Little is changed from last week. We continue to monitor the level between 101 and 102 on the monthly. As we’ve said many times before – losing or rejecting from that range produced prolonged downtrends five times in DXY’s history.

If the DXY holds it’s current level around 104, it will mark the first higher close since May, but also represents local resistance for the past quarter. With some indecision in the macro, DXY is flirting with downside continuation; but being the final stage of the current hiking cycle, may see a “dead cat bounce” for the Dollar, before that downside ensues.

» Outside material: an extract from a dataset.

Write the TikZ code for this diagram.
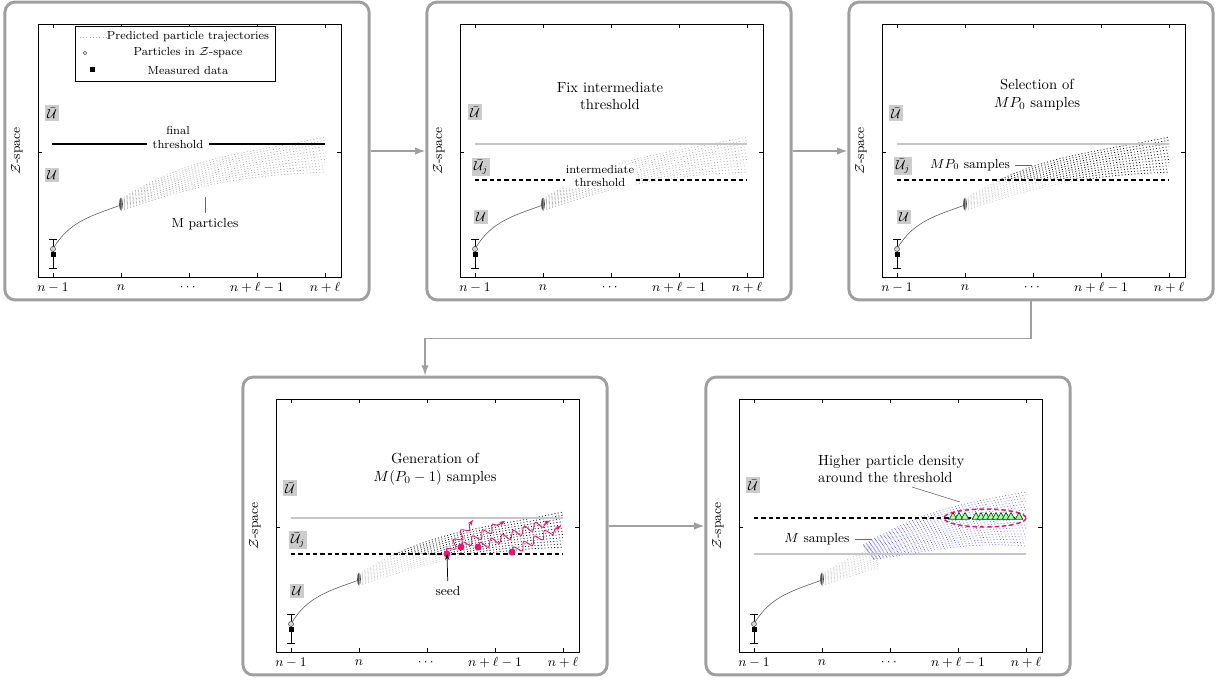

Why do we care about the DXY?

The Dollar Index is a complex financial data point, a lot of external factors impact its value. But in the simplest terms, you can look at the relationship between DXY and risk assets like Bitcoin simply – they usually move inverse to each other. When DXY is up, BTC is down; and the opposite is true.

Market Sentiment

While things look up from late last year, there remains a pronounced uncertainty in the macroeconomic forecast, and regulatory climate. This is reflected in the past month’s drop below 50, to weakly bearish around 40.

An ETF approval likely lead to improved sentiment and greed across Bitcoin and crypto markets. Further boosts to market sentiment will follow if the US Fed declares a pause on rates, peak rates, or if a recession is confirmed avoided.

Trading Tips

Get enough sleep.

Lack of sleep and poor health = poor decision making, poor risk management, and unhappiness.